» OBJECTIVE: Write out the material below again, unchanged.

» RAW DATA:
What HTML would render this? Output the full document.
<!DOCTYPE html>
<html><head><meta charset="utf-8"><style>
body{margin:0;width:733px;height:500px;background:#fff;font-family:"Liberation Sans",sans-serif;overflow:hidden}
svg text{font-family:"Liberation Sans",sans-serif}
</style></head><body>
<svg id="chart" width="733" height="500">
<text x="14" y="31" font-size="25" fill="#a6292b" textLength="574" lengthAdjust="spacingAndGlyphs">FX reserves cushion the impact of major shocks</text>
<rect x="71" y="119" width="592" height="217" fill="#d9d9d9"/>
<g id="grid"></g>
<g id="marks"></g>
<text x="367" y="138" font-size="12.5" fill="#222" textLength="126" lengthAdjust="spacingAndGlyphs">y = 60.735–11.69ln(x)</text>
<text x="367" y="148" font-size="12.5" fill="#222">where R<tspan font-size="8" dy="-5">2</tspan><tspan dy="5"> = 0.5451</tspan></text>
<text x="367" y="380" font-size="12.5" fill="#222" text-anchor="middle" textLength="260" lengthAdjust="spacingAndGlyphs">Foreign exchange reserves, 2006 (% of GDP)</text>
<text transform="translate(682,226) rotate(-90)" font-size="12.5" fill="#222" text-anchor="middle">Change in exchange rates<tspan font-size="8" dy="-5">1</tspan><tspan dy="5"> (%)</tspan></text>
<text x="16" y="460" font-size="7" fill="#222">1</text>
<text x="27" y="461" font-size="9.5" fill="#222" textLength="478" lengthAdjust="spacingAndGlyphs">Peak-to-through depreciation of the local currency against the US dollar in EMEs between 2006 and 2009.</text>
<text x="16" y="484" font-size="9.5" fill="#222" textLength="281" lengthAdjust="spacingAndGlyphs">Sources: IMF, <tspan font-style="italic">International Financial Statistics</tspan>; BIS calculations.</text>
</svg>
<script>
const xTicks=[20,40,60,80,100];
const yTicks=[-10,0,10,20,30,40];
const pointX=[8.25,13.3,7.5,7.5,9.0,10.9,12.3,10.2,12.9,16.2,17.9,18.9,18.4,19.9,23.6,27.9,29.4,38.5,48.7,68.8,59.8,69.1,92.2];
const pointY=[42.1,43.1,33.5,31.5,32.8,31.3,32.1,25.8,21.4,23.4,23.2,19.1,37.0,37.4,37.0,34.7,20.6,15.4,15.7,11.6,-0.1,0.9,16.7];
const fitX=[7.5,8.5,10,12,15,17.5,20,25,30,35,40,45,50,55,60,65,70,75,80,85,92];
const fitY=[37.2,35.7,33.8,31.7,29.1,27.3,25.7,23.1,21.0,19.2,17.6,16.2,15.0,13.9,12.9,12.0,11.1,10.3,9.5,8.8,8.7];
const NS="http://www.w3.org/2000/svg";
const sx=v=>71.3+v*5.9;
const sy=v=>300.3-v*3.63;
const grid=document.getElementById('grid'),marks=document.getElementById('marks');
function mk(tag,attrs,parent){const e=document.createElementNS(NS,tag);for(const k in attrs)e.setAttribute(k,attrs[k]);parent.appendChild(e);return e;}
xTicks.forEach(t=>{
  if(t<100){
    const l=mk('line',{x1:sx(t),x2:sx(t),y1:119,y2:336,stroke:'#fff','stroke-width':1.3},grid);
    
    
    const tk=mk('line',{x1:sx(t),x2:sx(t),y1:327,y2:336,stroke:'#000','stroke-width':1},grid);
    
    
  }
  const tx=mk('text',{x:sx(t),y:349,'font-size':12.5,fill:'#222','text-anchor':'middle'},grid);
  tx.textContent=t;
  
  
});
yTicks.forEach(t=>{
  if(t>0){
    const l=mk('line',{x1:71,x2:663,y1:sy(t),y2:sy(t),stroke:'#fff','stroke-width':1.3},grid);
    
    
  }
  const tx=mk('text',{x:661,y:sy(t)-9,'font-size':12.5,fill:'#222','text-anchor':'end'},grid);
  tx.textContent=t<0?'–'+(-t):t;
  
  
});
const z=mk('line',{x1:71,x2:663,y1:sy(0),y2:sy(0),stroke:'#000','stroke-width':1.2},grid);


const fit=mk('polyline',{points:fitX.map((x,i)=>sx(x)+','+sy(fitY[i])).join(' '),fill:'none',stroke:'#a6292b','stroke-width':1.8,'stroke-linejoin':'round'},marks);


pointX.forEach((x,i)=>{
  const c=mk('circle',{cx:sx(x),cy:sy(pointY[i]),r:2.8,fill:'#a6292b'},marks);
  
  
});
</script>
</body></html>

» TASK OUTPUT:
What HTML would render this? Output the full document.
<!DOCTYPE html>
<html><head><meta charset="utf-8"><style>
body{margin:0;width:733px;height:500px;background:#fff;font-family:"Liberation Sans",sans-serif;overflow:hidden}
svg text{font-family:"Liberation Sans",sans-serif}
</style></head><body>
<svg id="chart" width="733" height="500">
<text x="14" y="31" font-size="25" fill="#a6292b" textLength="574" lengthAdjust="spacingAndGlyphs">FX reserves cushion the impact of major shocks</text>
<rect x="71" y="119" width="592" height="217" fill="#d9d9d9"/>
<g id="grid"></g>
<g id="marks"></g>
<text x="367" y="138" font-size="12.5" fill="#222" textLength="126" lengthAdjust="spacingAndGlyphs">y = 60.735–11.69ln(x)</text>
<text x="367" y="148" font-size="12.5" fill="#222">where R<tspan font-size="8" dy="-5">2</tspan><tspan dy="5"> = 0.5451</tspan></text>
<text x="367" y="380" font-size="12.5" fill="#222" text-anchor="middle" textLength="260" lengthAdjust="spacingAndGlyphs">Foreign exchange reserves, 2006 (% of GDP)</text>
<text transform="translate(682,226) rotate(-90)" font-size="12.5" fill="#222" text-anchor="middle">Change in exchange rates<tspan font-size="8" dy="-5">1</tspan><tspan dy="5"> (%)</tspan></text>
<text x="16" y="460" font-size="7" fill="#222">1</text>
<text x="27" y="461" font-size="9.5" fill="#222" textLength="478" lengthAdjust="spacingAndGlyphs">Peak-to-through depreciation of the local currency against the US dollar in EMEs between 2006 and 2009.</text>
<text x="16" y="484" font-size="9.5" fill="#222" textLength="281" lengthAdjust="spacingAndGlyphs">Sources: IMF, <tspan font-style="italic">International Financial Statistics</tspan>; BIS calculations.</text>
</svg>
<script>
const xTicks=[20,40,60,80,100];
const yTicks=[-10,0,10,20,30,40];
const pointX=[8.25,13.3,7.5,7.5,9.0,10.9,12.3,10.2,12.9,16.2,17.9,18.9,18.4,19.9,23.6,27.9,29.4,38.5,48.7,68.8,59.8,69.1,92.2];
const pointY=[42.1,43.1,33.5,31.5,32.8,31.3,32.1,25.8,21.4,23.4,23.2,19.1,37.0,37.4,37.0,34.7,20.6,15.4,15.7,11.6,-0.1,0.9,16.7];
const fitX=[7.5,8.5,10,12,15,17.5,20,25,30,35,40,45,50,55,60,65,70,75,80,85,92];
const fitY=[37.2,35.7,33.8,31.7,29.1,27.3,25.7,23.1,21.0,19.2,17.6,16.2,15.0,13.9,12.9,12.0,11.1,10.3,9.5,8.8,8.7];
const NS="http://www.w3.org/2000/svg";
const sx=v=>71.3+v*5.9;
const sy=v=>300.3-v*3.63;
const grid=document.getElementById('grid'),marks=document.getElementById('marks');
function mk(tag,attrs,parent){const e=document.createElementNS(NS,tag);for(const k in attrs)e.setAttribute(k,attrs[k]);parent.appendChild(e);return e;}
xTicks.forEach(t=>{
  if(t<100){
    const l=mk('line',{x1:sx(t),x2:sx(t),y1:119,y2:336,stroke:'#fff','stroke-width':1.3},grid);
    
    
    const tk=mk('line',{x1:sx(t),x2:sx(t),y1:327,y2:336,stroke:'#000','stroke-width':1},grid);
    
    
  }
  const tx=mk('text',{x:sx(t),y:349,'font-size':12.5,fill:'#222','text-anchor':'middle'},grid);
  tx.textContent=t;
  
  
});
yTicks.forEach(t=>{
  if(t>0){
    const l=mk('line',{x1:71,x2:663,y1:sy(t),y2:sy(t),stroke:'#fff','stroke-width':1.3},grid);
    
    
  }
  const tx=mk('text',{x:661,y:sy(t)-9,'font-size':12.5,fill:'#222','text-anchor':'end'},grid);
  tx.textContent=t<0?'–'+(-t):t;
  
  
});
const z=mk('line',{x1:71,x2:663,y1:sy(0),y2:sy(0),stroke:'#000','stroke-width':1.2},grid);


const fit=mk('polyline',{points:fitX.map((x,i)=>sx(x)+','+sy(fitY[i])).join(' '),fill:'none',stroke:'#a6292b','stroke-width':1.8,'stroke-linejoin':'round'},marks);


pointX.forEach((x,i)=>{
  const c=mk('circle',{cx:sx(x),cy:sy(pointY[i]),r:2.8,fill:'#a6292b'},marks);
  
  
});
</script>
</body></html>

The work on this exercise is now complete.